Like a rat on a treadmill Bernie Gunther is once more caught up in the games of those from his past. It's 1956 and Erich Mielke, deputy head of the dreaded Stasi, has invited Gumther to dinner to put a proposition to him. Gunther refuses. That defiance comes at a price--his life. Now Gunther is on the run. Chased from Nice to Germany, pursued by a former Kripo associate, Gunther recalls the last time he saw Friedrich Korsch.
1939 a mountaintop village in Obersalzberg--Hitler's retreat. Bernie is sent to investigate a murder to ensure the safety of 'the leader' when he arrives for his birthday celebrations. The timeline is short and intense. Bernie is in danger from an unknown killer and from those who give him his orders.
I vacillated between 4 and 5 stars, but came down on the side of 5 as I've kept thinking about the background to this novel long after reading it, the dark confrontations of life in Nazi Germany pre the invasion of Poland, the graft and corruption--the decedent absolutism and unlawful acquisition and manufactured evidence. Into this maelstrom of indifference and power, Gunther is thrown. Always a step away from his own destruction, a witness to the brutal demise of others, harsh punishments, and an ironical longing for the proper avenues of investigations. Gunther almost naively continually tries for the unattainable in this political climate of hate and greed--Justice!
How Gunther continues to come through with some form of conscience and positive core values continually amazes.

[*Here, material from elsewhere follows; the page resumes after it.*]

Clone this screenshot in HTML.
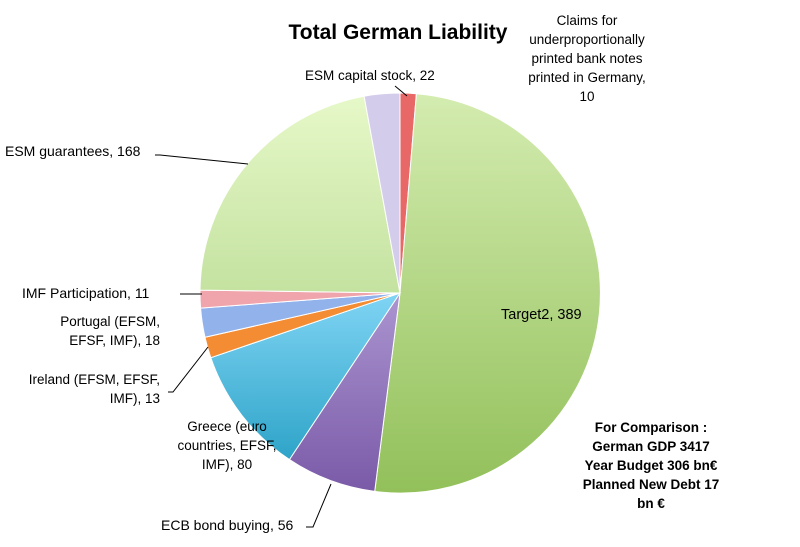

Always defiant, if not openly, Gunther tries to be what he espouses--a policeman committed to finding the truth, even when finding that truth puts himself at risk. As the layers of happenings are unravelled, the false premises discarded, and the kernel of truth looked for, Gunther places himself in a dangerous position. The politically correct story, the alternative, that is wanted by those in power is far from what Gunther uncovers. Part of that uncovering leads into hints of the future that we've already seen in another case.
Cleverly executed, Kerr once more comes up with a crime noir winner. Bernie Gunther, disenchanted, hard boiled, sardonic and at at times outright crazy (thanks to the amphetamines he's given on his arrival in Obersalzberg), admirer of cats (look for those occasions) is a winner.